Ich kenne einige Kunden, die diesen Service nutzen. Es scheint, als wenn sie wirklich in der Lage wären, sich auf diese Weise eine Platzierung in Apples Podcast-Charts zu kaufen. Interessanterweise sorgt die Top-Position aber nicht dafür, dass die Download-Zahlen für die entsprechenden Podcasts steigen. Das stützt die Vermutung, dass Apple die Downloads bei den Chart-Platzierungen kaum berücksichtigt.
Übrigens macht diese Firma nichts Illegales. Es gibt auch andere Unternehmen, die Charts manipulieren.
Warum nutzen Podcaster diesen Manipulations-Service? Was haben sie davon?
Hauptgrund, warum Podcast-Macher in die Charts möchten, ist, entweder Zuhörer oder Werbetreibende anzuziehen. Aus meiner Sicht ist es trügerisch, Werbetreibende mit Chart-Platzierungen zu locken. Podcast-Charts spiegeln nicht die gesamte Hörerschaft wider.
Nützlicher ist sicherlich, mehr Zuhörer zu bekommen. Aber viele Podcast-Macher haben mir erzählt, dass Chart-Platzierungen bei ihnen nicht so eine große Wirkung bei den Zugriffszahlen hatten wie sie dachten.
Haben Sie Vorschläge, um das Problem mit den manipulierbaren Podcast-Charts zu beheben? Was könnte man tun?
Vorschlag 1: Wir sollten Apples Charts nicht mehr als das einzig Wahre und Erstrebenswerte für Podcasts ansehen. Podcast-Macher sollten sich darauf konzentrieren, ihre Hörerschaft über alle Plattformen hinweg zu steigern. Damit würde auch die Gesamt-Nutzung von Podcasts steigen.
Vorschlag 2: Wir sollten Werbetreibende besser darüber aufklären, welch geringe Aussagekraft Apples Podcast-Charts haben.

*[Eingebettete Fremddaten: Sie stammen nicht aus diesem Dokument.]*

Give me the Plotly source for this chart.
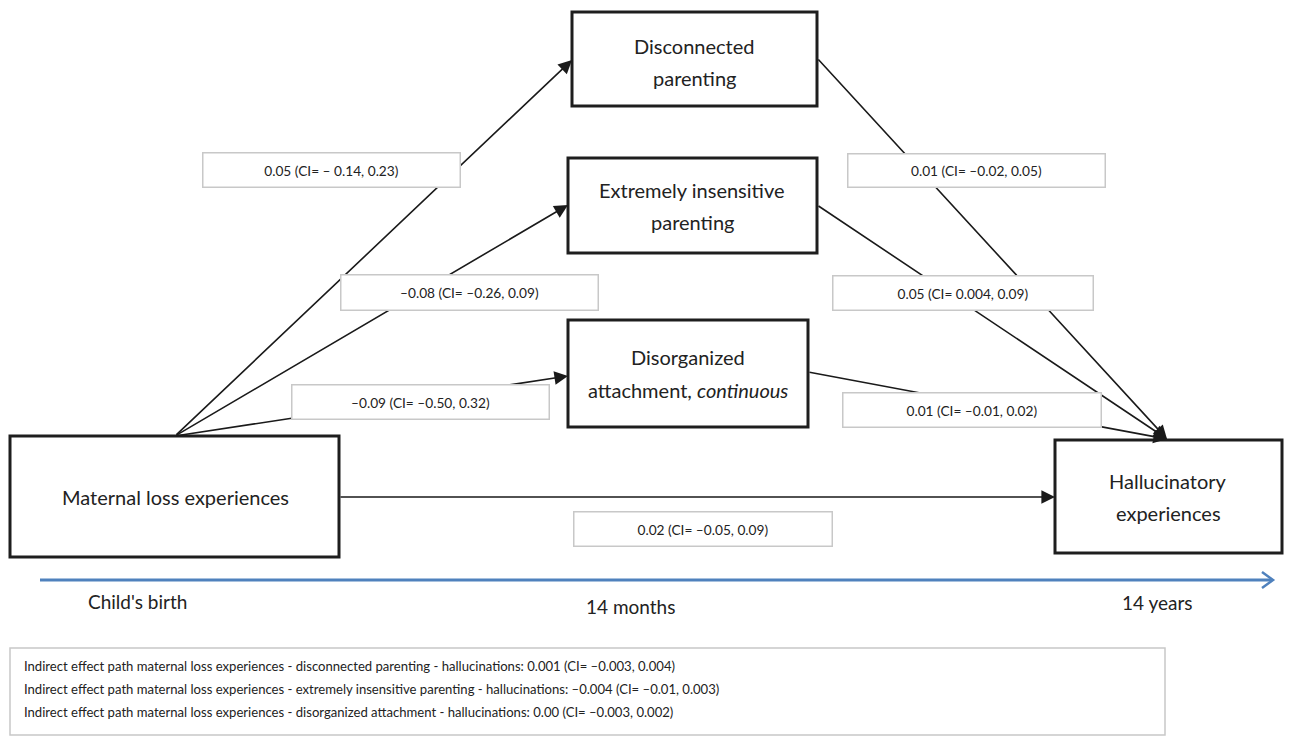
import plotly.graph_objects as go

# Path model: maternal loss -> mediators -> hallucinatory experiences
node_names = ["Maternal loss experiences", "Disconnected parenting",
              "Extremely insensitive parenting", "Disorganized attachment, continuous",
              "Hallucinatory experiences"]

# a-paths (exposure -> mediator): estimate, CI low, CI high
a_est = ["0.05", "\u20130.08", "\u20130.09"]
a_lo = ["\u2013 0.14", "\u20130.26", "\u20130.50"]
a_hi = ["0.23", "0.09", "0.32"]

# b-paths (mediator -> outcome)
b_est = ["0.01", "0.05", "0.01"]
b_lo = ["\u20130.02", "0.004", "\u20130.01"]
b_hi = ["0.05", "0.09", "0.02"]

# direct path
c_est, c_lo, c_hi = "0.02", "\u20130.05", "0.09"

# timeline
time_labels = ["Child's birth", "14 months", "14 years"]

# indirect effects
ind_mediators = ["disconnected parenting", "extremely insensitive parenting", "disorganized attachment"]
ind_est = ["0.001", "\u20130.004", "0.00"]
ind_lo = ["\u20130.003", "\u20130.01", "\u20130.003"]
ind_hi = ["0.004", "0.003", "0.002"]

W, H = 1290, 736
FONT = "Lato, 'Open Sans', sans-serif"
TXT = "#222222"

fig = go.Figure()
fig.add_trace(go.Scatter(x=[0, W], y=[0, H], mode="markers",
                         marker=dict(opacity=0), hoverinfo="skip", showlegend=False))

shapes = []
annotations = []

# node boxes (x0, y0, x1, y1)
boxes = {
    "exp": (10, 436, 339, 557),
    "m1": (572, 12, 817, 106),
    "m2": (568, 158, 817, 253),
    "m3": (568, 320, 808, 427),
    "out": (1055, 440, 1282, 553),
}
for b in boxes.values():
    shapes.append(dict(type="rect", x0=b[0], y0=b[1], x1=b[2], y1=b[3],
                       line=dict(color="#1e1e1e", width=3), fillcolor="white", layer="below"))

def arrow(x0, y0, x1, y1):
    annotations.append(dict(x=x1, y=y1, ax=x0, ay=y0, xref="x", yref="y", axref="x", ayref="y",
                            text="", showarrow=True, arrowhead=2, arrowsize=1.7,
                            arrowwidth=1.6, arrowcolor="#1a1a1a", standoff=0, startstandoff=0))

# a-paths
arrow(175, 436, 572, 60)
arrow(175, 436, 568, 205)
arrow(175, 436, 568, 376)
# direct path
arrow(339, 497, 1055, 497)
# b-paths
arrow(817, 58, 1167, 439)
arrow(817, 205, 1167, 439)
arrow(808, 372, 1167, 439)

def text(x, y, s, size=20, anchor="center"):
    annotations.append(dict(x=x, y=y, xref="x", yref="y", text=s, showarrow=False,
                            xanchor=anchor, yanchor="middle",
                            font=dict(family=FONT, size=size, color=TXT)))

def label_box(x0, y0, x1, y1, s):
    annotations.append(dict(x=(x0 + x1) / 2, y=(y0 + y1) / 2, xref="x", yref="y", text=s,
                            showarrow=False, xanchor="center", yanchor="middle",
                            width=x1 - x0 - 2, height=y1 - y0 - 2, bgcolor="white",
                            bordercolor="#c8c8c8", borderwidth=1.5, borderpad=0,
                            font=dict(family=FONT, size=13.7, color=TXT)))

def ci(est, lo, hi):
    return f"{est} (CI= {lo}, {hi})"

# path labels
label_box(202, 152, 460, 187, ci(a_est[0], a_lo[0], a_hi[0]))
label_box(340, 274, 598, 310, ci(a_est[1], a_lo[1], a_hi[1]))
label_box(291, 384, 549, 419, ci(a_est[2], a_lo[2], a_hi[2]))
label_box(847, 153, 1105, 187, ci(b_est[0], b_lo[0], b_hi[0]))
label_box(832, 275, 1093, 310, ci(b_est[1], b_lo[1], b_hi[1]))
label_box(842, 392, 1101, 427, ci(b_est[2], b_lo[2], b_hi[2]))
label_box(573, 511, 832, 546, ci(c_est, c_lo, c_hi))

# node texts
text(694, 46, "Disconnected")
text(694, 78, "parenting")
text(692, 190, "Extremely insensitive")
text(692, 222, "parenting")
text(688, 357, "Disorganized")
text(688, 390, "attachment, <i>continuous</i>")
text(175, 497, node_names[0])
text(1168, 481, "Hallucinatory")
text(1168, 513, "experiences")

# timeline
shapes.append(dict(type="line", x0=40, y0=580, x1=1272, y1=580,
                   line=dict(color="#4f81bd", width=3)))
shapes.append(dict(type="path", path="M 1262,572 L 1273,580 L 1262,588",
                   line=dict(color="#4f81bd", width=2.5)))
text(137, 601, time_labels[0], size=19)
text(630, 606, time_labels[1], size=19)
text(1157, 602, time_labels[2], size=19)

# indirect effects box
shapes.append(dict(type="rect", x0=10, y0=648, x1=1165, y1=735,
                   line=dict(color="#c8c8c8", width=1.5), fillcolor="white", layer="below"))
for i, (m, e, lo, hi) in enumerate(zip(ind_mediators, ind_est, ind_lo, ind_hi)):
    s = (f"Indirect effect path maternal loss experiences - {m} - hallucinations: "
         f"{e} (CI= {lo}, {hi})")
    text(22, 666 + 23 * i, s, size=13.1, anchor="left")

fig.update_layout(
    width=W, height=H, margin=dict(l=0, r=0, t=0, b=0),
    paper_bgcolor="white", plot_bgcolor="white",
    xaxis=dict(range=[0, W], visible=False, fixedrange=True),
    yaxis=dict(range=[H, 0], visible=False, fixedrange=True),
    shapes=shapes, annotations=annotations, showlegend=False,
)
fig.write_html("out.html")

Vorschlag 3: Wir brauchen unabhängige Podcast-Charts. Alle großen Anbieter müssten sie nutzen und es müsste sichergestellt sein, dass sie für Podcast-Macher kostenlos und nicht manipulierbar sind. Wenn das jemand geschafft hat, könnte er oder sie sich hinterher einer einfacheren Aufgabe widmen – zum Beispiel den Hunger in der Welt zu bekämpfen und alle Kriege zu beenden.